According to the proposal, the comments from stakeholders and the general public covered all aspects of the proposed regulation, including manufacturing, packaging, labeling, transportation and more; however, the most significant number of comments regarded the types of cannabidiol (CBD) hemp products permitted for sale in the state.
"More specifically, commenters requested that cannabinoid hemp flower products, suppositories, transdermal patches and inhalers be authorized for retail sale to consumers. In addition, commenters requested amendments to the packaging and labeling provisions concerning the requirement to list all cannabinoids within products, including the tetrahydrocannabinol (THC) content," the proposal states.
Several other comments consisted of requests for the department to revise its testing requirements by either modifying the THC threshold limit or removing listed analytes. Others questioned the department's ability to impose a milligram per THC cap for CBD hemp products.
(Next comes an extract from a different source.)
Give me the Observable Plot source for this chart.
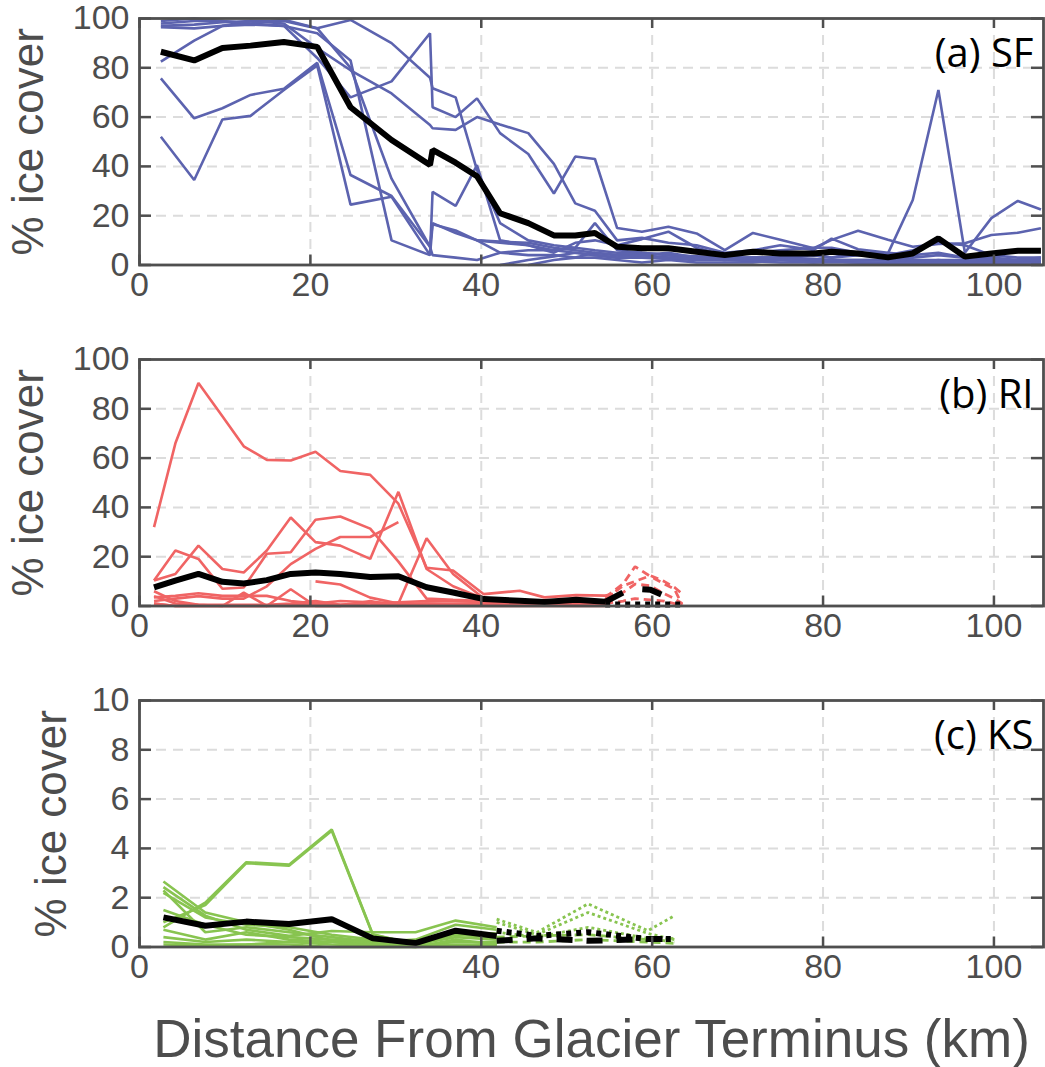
<!DOCTYPE html>
<html><head><meta charset="utf-8">
<script src="https://cdn.jsdelivr.net/npm/d3@7"></script>
<script src="https://cdn.jsdelivr.net/npm/@observablehq/plot@0.6"></script>
<style>
body{margin:0;background:#fff;}
#chart svg{display:block;}
</style></head><body><div id="chart"></div>
<script>
// ---------- shared axes ----------
const xTicks = [0, 20, 40, 60, 80, 100];
const yTicksAB = [0, 20, 40, 60, 80, 100];
const yTicksC = [0, 2, 4, 6, 8, 10];
const panelLabels = ["(a) SF", "(b) RI", "(c) KS"];
const yTitle = "% ice cover";
const xTitle = "Distance From Glacier Terminus (km)";

// ---------- panel (a) SF ----------
const xSF = [2.5, 6.4, 9.7, 13, 16.9, 20.8, 24.7, 29.5, 34, 34.3, 37, 39.5, 42.2, 45.5, 48.5, 51, 53.3, 55.9, 58.8, 61.9, 65.2, 68.5, 71.8, 75, 78.9, 81, 84.1, 87.6, 90.5, 93.5, 96.6, 99.7, 102.8, 105.5];
const sf1 = [52, 34.5, 59, 60.5, 71, 81, 24.5, 27.7, 4, 29.7, 24, 40.5, 10, 8, 6, 5, 4, 3, 3, 2.5, 2, 2, 1.5, 1, 1, 1.5, 1, 1, 1, 1, 1, 0.5, 1, 1];
const sf2 = [75.7, 59.5, 63.6, 69, 71.5, 82, 36.5, 28, 7.4, 17, 13, 10, 9.5, 9, 7, 6, 5, 4, 4, 3, 2.5, 2, 2, 2, 1.5, 1.5, 1, 1, 1, 1, 1, 1, 1, 1];
const sf3 = [82.5, 91, 97, 99, 99, 96, 99.4, 90, 76, 71.7, 68, 38.5, 17, 10, 8, 7, 6, 5, 5, 4, 3.5, 3, 3, 3, 2.5, 2, 2, 2, 2, 2, 2, 1.5, 1.5, 1.5];
const sf4 = [98, 99, 99, 98, 97, 84, 68, 74.5, 94, 64, 60, 67.6, 53.5, 45, 29, 44, 43, 15, 13.5, 15.5, 12.8, 6, 13, 10.2, 6.8, 10.2, 13.9, 10.2, 7.4, 8.5, 8.8, 12.2, 13.1, 14.9];
const sf5 = [97, 97.5, 98.5, 99, 98, 88, 79, 69.6, 56.8, 55.5, 54.8, 60, 57, 53.5, 41, 25, 22, 10, 11, 9, 8, 5, 6, 5, 4, 3, 4, 3, 3, 4, 3, 3, 2, 2];
const sf6 = [99, 100, 99, 98, 99.5, 96, 80, 35, 7.4, 4, 3, 2, 5, 6, 6, 7, 17, 6, 5, 4, 3, 3, 3, 3, 2, 2, 2, 2, 1, 1, 1, 1, 1, 1];
const sf7 = [96.5, 96, 97, 97.5, 97, 94, 83, 10, 4, 16.5, 14, 10, 5, 4, 4, 3, 5, 4, 3, 3, 3, 2, 3, 3, 4, 3, 5, 4.7, 26.4, 71, 5, 19, 26, 22.5];
const sf8 = [null, null, null, null, null, null, null, null, null, null, null, null, 0, 2, 3.5, 5, 4, 3, 4, 5, 3, 2, 6, 8, 6.1, 10.7, 6.4, 5, 4, 5, 3, 2, 2, 3];
const sf9 = [null, null, null, null, null, null, null, null, null, null, null, null, null, 0, 2, 3, 3, 2, 1, 2, 1, 1, 1, 2, 1, 1, 1, 0.5, 1, 2, 1, 1, 1, 0.5];
const sf10 = [null, null, null, null, null, null, null, null, null, null, null, 10, 9, 8, 5, 9, 10, 8, 10.5, 13.5, 7, 4, 5, 6, 7, 7, 5, 4, 6, 9, 8, 4, 3, 3];
const sfMean = [86.5, 83, 88, 89, 90.5, 88.5, 64, 50.7, 40.6, 46.7, 41.5, 36, 21, 17, 12, 12, 13, 7.4, 6.8, 6.8, 5.4, 4, 5.4, 4.7, 4.7, 5.4, 4.7, 3.1, 4.7, 10.8, 3.4, 4.7, 5.8, 5.8];

// ---------- panel (b) RI ----------
const xRI = [1.7, 4.2, 6.9, 9.7, 12.2, 14.9, 17.7, 20.6, 23.5, 27, 30.3, 33.6, 36.7, 40.3, 44.5, 47.4, 51.1, 54.5];
const ri1 = [32, 66, 90.5, 77, 64.8, 59.3, 59, 62.6, 54.8, 53.2, 41.5, 15.5, 14.4, 4.8, 6.2, 3.5, 4.4, 4.2];
const ri2 = [10.3, 22.5, 19.1, 7, 7.5, 21.2, 21.8, 35, 36.3, 31.4, 18, 3, 2.5, 2, 1.5, 1, 1, 0.5];
const ri3 = [10.3, 13, 24.5, 15, 13.6, 22.5, 35.9, 25.9, 24.5, 19.1, 46.3, 15, 8, 3, 2, 1, 1, 0.5];
const ri4 = [2, 3, 4, 3, 3, 8, 17, 23.2, 28, 28, 34, null, null, null, null, null, null, null];
const ri5 = [3.5, 4.1, 5.2, 4.1, 4.1, 4.1, 2, 1, 2, 1.5, 1, 1, 0.5, 0.5, 0.3, 0.3, 0.3, 0.3];
const ri6 = [null, null, null, null, null, null, null, 10, 8.7, 3.4, 1, null, null, null, null, null, null, null];
const ri7 = [1, 0, 0, 0, 5.4, 0, 6.8, 0, 0, 2, 0, null, null, null, null, null, null, null];
const ri8 = [null, null, null, null, null, null, null, null, null, 0.5, 1, 27.5, 13, 3, 2, 2, 1.5, 1.5];
const ri9 = [6, 2, 0.5, 0, 0, 0, 0.5, 1, 0.5, 1, 1.5, 2, 2, 1.5, 1, 1, 1.5, 1];
const ri10 = [4, 1, 0.5, 0.5, 0.5, 0.5, 1, 2, 0.5, 1.5, 0.5, 1, 1, 1, 0.5, 0.5, 0.5, 0.5];
const ri11 = [1, 0, 0, 0, 0, 0, 0, 0, 0, 0, 0, 0, 0, 0, 0, 0, 0, 0];
const riMean = [7.6, 10.3, 13, 9.8, 9.1, 10.5, 13, 13.6, 13, 11.8, 12.1, 7.6, 5.5, 2.8, 2.1, 1.6, 2.5, 1.7];
// later (dashed / dotted) section
const xRIb = [54.5, 56.6, 58, 59.8, 61.4, 62.6, 63.5];
const rid1 = [3.5, 9, 16, 12, 9, 6.9, 0.5];
const rid2 = [2.7, 8.2, 10, 12.3, 10, 7.6, 5];
const rid3 = [4.2, 5.5, 8.9, 8.2, 5, 3, 1];
const rid4 = [1, 2, 3, 2.5, 2, 1, 0];
const riMeanDash = [1.7, 5.5, 7, 6.6, 4.2, null, null];
const riMeanDot = [0.6, 0.6, 0.6, 0.6, 0.6, 0.6, 0.6];

// ---------- panel (c) KS ----------
const xKS = [2.8, 7.7, 12.5, 17.5, 22.5, 27.3, 32.3, 37, 41.8];
const ks1 = [0.8, 1.8, 3.44, 3.34, 4.77, 0.52, 0.1, 0.65, 0.5];
const ks2 = [1.0, 1.7, 3.4, 3.3, 4.72, 0.5, 0.12, 0.6, 0.55];
const ks3 = [2.66, 1.4, 1.0, 0.7, 0.25, 0.3, 0.1, 0.5, 0.4];
const ks4 = [2.43, 1.27, 0.7, 0.45, 0.65, 0.6, 0.6, 1.07, 0.8];
const ks5 = [2.3, 0.6, 0.8, 0.6, 0.4, 0.2, 0.3, 0.9, 0.7];
const ks6 = [2.2, 1.2, 0.9, 0.8, 0.5, 0.3, 0.1, 0.4, 0.3];
const ks7 = [1.5, 0.9, 0.5, 0.4, 0.3, 0.15, 0.05, 0.2, 0.2];
const ks8 = [0.7, 0.3, 0.6, 0.3, 0.2, 0.1, 0, 0.3, 0.1];
const ks9 = [0.4, 0.2, 0.3, 0.2, 0.1, 0.05, 0.05, 0.1, 0.1];
const ks10 = [0.2, 0.1, 0.1, 0.1, 0, 0, 0, 0.05, 0.1];
const ks11 = [0.1, 0.05, 0.1, 0.2, 0.2, 0.05, 0.05, 0.05, 0.05];
const ksMean = [1.2, 0.86, 1.03, 0.93, 1.13, 0.35, 0.16, 0.66, 0.45];
const xKSb = [41.8, 46.5, 52.5, 59.5, 62.6];
const kd1 = [1.13, 0.59, 1.75, 0.66, 1.27];
const kd2 = [1.0, 0.5, 1.4, 0.55, 0.3];
const kd3 = [0.6, 0.4, 0.8, 0.35, 0.2];
const kd4 = [0.4, 0.45, 0.5, 0.3, 0.35];
const kd5 = [0.2, 0.2, 0.3, 0.2, 0.15];
const ksMeanDot = [0.66, 0.45, 0.6, 0.32, 0.32];
const ksMeanDash = [0.25, 0.35, 0.25, 0.32, 0.32];

// ---------- styling ----------
const W = 1045, ML = 139, MR = 2, MT = 18, PH = 246.5;
const PW = W - ML - MR;
const XMAX = 105.8;
const axisColor = "#4f4f4f";
const textColor = "#4d4d4d";
const gridStyle = {stroke: "#dcdcdc", strokeOpacity: 1, strokeWidth: 2, strokeDasharray: "10,7"};
const BLUE = "#5c63af", RED = "#f06464", GREEN = "#88c450";

function rows(xs, series, prefix) {
  const out = [];
  series.forEach((ys, i) => ys.forEach((y, j) => out.push({x: xs[j], y: y, s: prefix + i})));
  return out;
}

function panel({height, yMax, yTicks, marks, label, yDx, extra = []}) {
  return Plot.plot({
    width: W, height,
    marginLeft: ML, marginRight: MR, marginTop: MT, marginBottom: height - MT - PH,
    x: {domain: [0, XMAX]},
    y: {domain: [0, yMax]},
    style: {fontFamily: "'Liberation Sans', Arial, sans-serif", fontSize: "34px", color: textColor, background: "white", overflow: "visible"},
    marks: [
      Plot.gridX(xTicks.filter(d => d > 0 && d < XMAX), gridStyle),
      Plot.gridY(yTicks.filter(d => d > 0 && d < yMax), gridStyle),
      ...marks,
      Plot.tickY(yTicks, {stroke: axisColor, strokeWidth: 2.5, insetRight: PW - 12}),
      Plot.tickY(yTicks, {stroke: axisColor, strokeWidth: 2.5, insetLeft: PW - 12}),
      Plot.tickX(xTicks, {stroke: axisColor, strokeWidth: 2.5, insetTop: PH - 10}),
      Plot.tickX(xTicks, {stroke: axisColor, strokeWidth: 2.5, insetBottom: PH - 10}),
      Plot.frame({stroke: axisColor, strokeWidth: 2.8}),
      Plot.axisX({ticks: xTicks, tickSize: 0, tickPadding: 7, label: null, fontSize: 34, fill: textColor}),
      Plot.axisY({ticks: yTicks, tickSize: 0, tickPadding: 10, label: null, fontSize: 34, fill: textColor}),
      Plot.text([label], {frameAnchor: "top-right", textAnchor: "end", lineAnchor: "bottom", dx: -10, dy: 48, fontSize: 40, fontFamily: "'Open Sans', sans-serif", fill: "black"}),
      Plot.text([yTitle], {frameAnchor: "left", textAnchor: "middle", lineAnchor: "middle", rotate: -90, dx: yDx, fontSize: 44, fill: textColor}),
      ...extra
    ]
  });
}

function line(data, stroke, w, dash) {
  return Plot.line(data, {x: "x", y: "y", z: "s", stroke, strokeWidth: w, strokeDasharray: dash, strokeLinejoin: "miter", strokeLinecap: "butt"});
}

const chart = document.getElementById("chart");

chart.append(panel({
  height: 341, yMax: 100, yTicks: yTicksAB, label: panelLabels[0], yDx: -111,
  marks: [
    line(rows(xSF, [sf1, sf2, sf3, sf4, sf5, sf6, sf7, sf8, sf9, sf10], "a"), BLUE, 2.6),
    line(rows(xSF, [sfMean], "m"), "black", 6)
  ]
}));

chart.append(panel({
  height: 341, yMax: 100, yTicks: yTicksAB, label: panelLabels[1], yDx: -111,
  marks: [
    line(rows(xRI, [ri1, ri2, ri3, ri4, ri5, ri6, ri7, ri8, ri9, ri10, ri11], "b"), RED, 2.6),
    line(rows(xRIb, [rid1, rid2, rid3, rid4], "d"), RED, 2.8, "8,5"),
    line(rows(xRI, [riMean], "m"), "black", 6),
    line(rows(xRIb, [riMeanDash], "md"), "black", 6, "20,20"),
    line(rows(xRIb, [riMeanDot], "mt"), "black", 6, "5,5")
  ]
}));

chart.append(panel({
  height: 385, yMax: 10, yTicks: yTicksC, label: panelLabels[2], yDx: -88,
  marks: [
    line(rows(xKS, [ks1, ks2, ks3, ks4, ks5, ks6, ks7, ks8, ks9, ks10, ks11], "c"), GREEN, 2.6),
    line(rows(xKSb, [kd1, kd2, kd3], "d"), GREEN, 2.8, "3,3"),
    line(rows(xKSb, [kd4, kd5], "e"), GREEN, 2.8, "8,5"),
    line(rows(xKS, [ksMean], "m"), "black", 6),
    line(rows(xKSb, [ksMeanDot], "mt"), "black", 6, "5,5"),
    line(rows(xKSb, [ksMeanDash], "md"), "black", 6, "16,14")
  ],
  extra: [
    Plot.text([xTitle], {frameAnchor: "bottom", lineAnchor: "bottom", dy: 110, fontSize: 53, fill: textColor})
  ]
}));
</script>
</body></html>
In response to the public comments, the NYSDH has revised the proposed regulation and issued a Notice of Revised Rulemaking, the proposal states.
Some of the departments most notable revisions, according to an article from JD Surpa, include:
- Expanding the list of products hemp retailers can sell to consumers to have suppositories, transdermal patches and flower products distinctly advertised for smoking.
- Changing the definition for "broad spectrum" and "full-spectrum" to better align with the industry's understanding and usage of the terms.
- Prohibits retailers from selling delta-8 THC, delta-9 THC and delta-10 THC products "created through isomerization" and allows the department to impose a THC cap on detectable levels of delta-8, delta-9 and delta-10 in future regulation.
- Proposes new labeling and packaging requirements, including CBD hemp products from being marketed to anyone under 18 years of age, while inhalable CBD hemp products or flower products are prohibited from being advertised to individuals under 21.
- Forbids product packaging from imitating candy or containing cartoons or other popular images used to advertise to children.
- Requires the labels on all CBD hemp products to include the total milligram content of CBD, THC and other cannabinoids in the product, and the milligrams per serving for each.
- Puts a 3,000-mg limit on total cannabinoids per product for supplements (or 75 mg per serving).
- Lowers the CBD hemp processor licensure fees to $3,500 for extraction and manufacturing and $1,000 for just manufacturing.
- Permits CBD hemp retailers who submitted a licensing application on or before June 1 to sell products to consumers before having their application approved or denied.
A complete list of the comments and the departments' proposed amended changes can be found here.
According to the proposal, the department will continue to accept public comments regarding the proposed regulations until July 19. All revisions, aside from labeling and testing requirements, will go into effect upon publication in the state register. The rules for labeling and testing will go into effect until Nov. 1, 2021.